Even students who generally do their studying elsewhere find that libraries play an important role during the final weeks of a term. “During finals, the libraries are open 24 hours a day — they have private study spaces, they have group study spaces, they have coffee,” says Melin. “Students can be there and focus on their learning and not have to worry about anything else that might distract them.”

And when students need help from a real pro? Librarians are around to help with nearly any question a student might have. They have plenty of drop-in hours, and for even more robust support, students can fill out an online form with their exact needs and schedule a time to go deep into a research topic with a librarian.

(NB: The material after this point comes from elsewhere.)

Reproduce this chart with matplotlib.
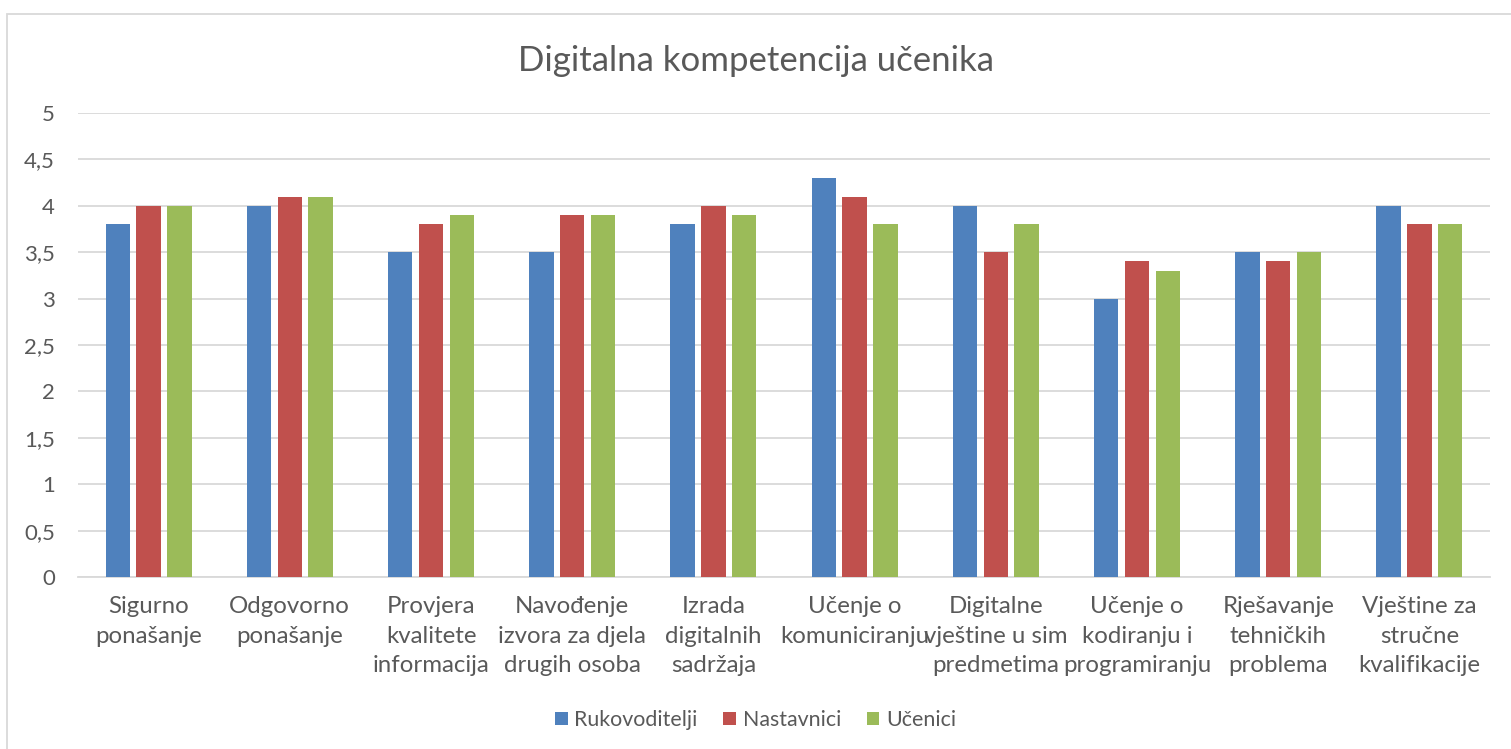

Just one of these services can help a student get the good grade they need on a paper or a test. Combined, they can be the engine that helps propel a student to commencement — and succeed beyond it.

Looking ahead

Librarians are eager to sift through the next batch of data from the study; it’s likely to show that they’re on the right track. But in the meantime, they’re hard at work to find the best possible ways to support undergraduates as they move through their education.

For example, libraries are looking to strengthen the data collection on the tutoring programs they currently run to ensure that the help students are getting is making an impact. They hope to find ways to use the data they collect to nudge students to get to the library when it’s most useful to them, like during the planning stages of a research paper.

And while much of the work they’re focused on is about helping students succeed in a class or graduate on time, the real benefits go beyond these things. They teach students how to learn, think critically, and ask the right people for help when they need it. Those skills don’t just benefit students during their university years. They benefit them for a lifetime.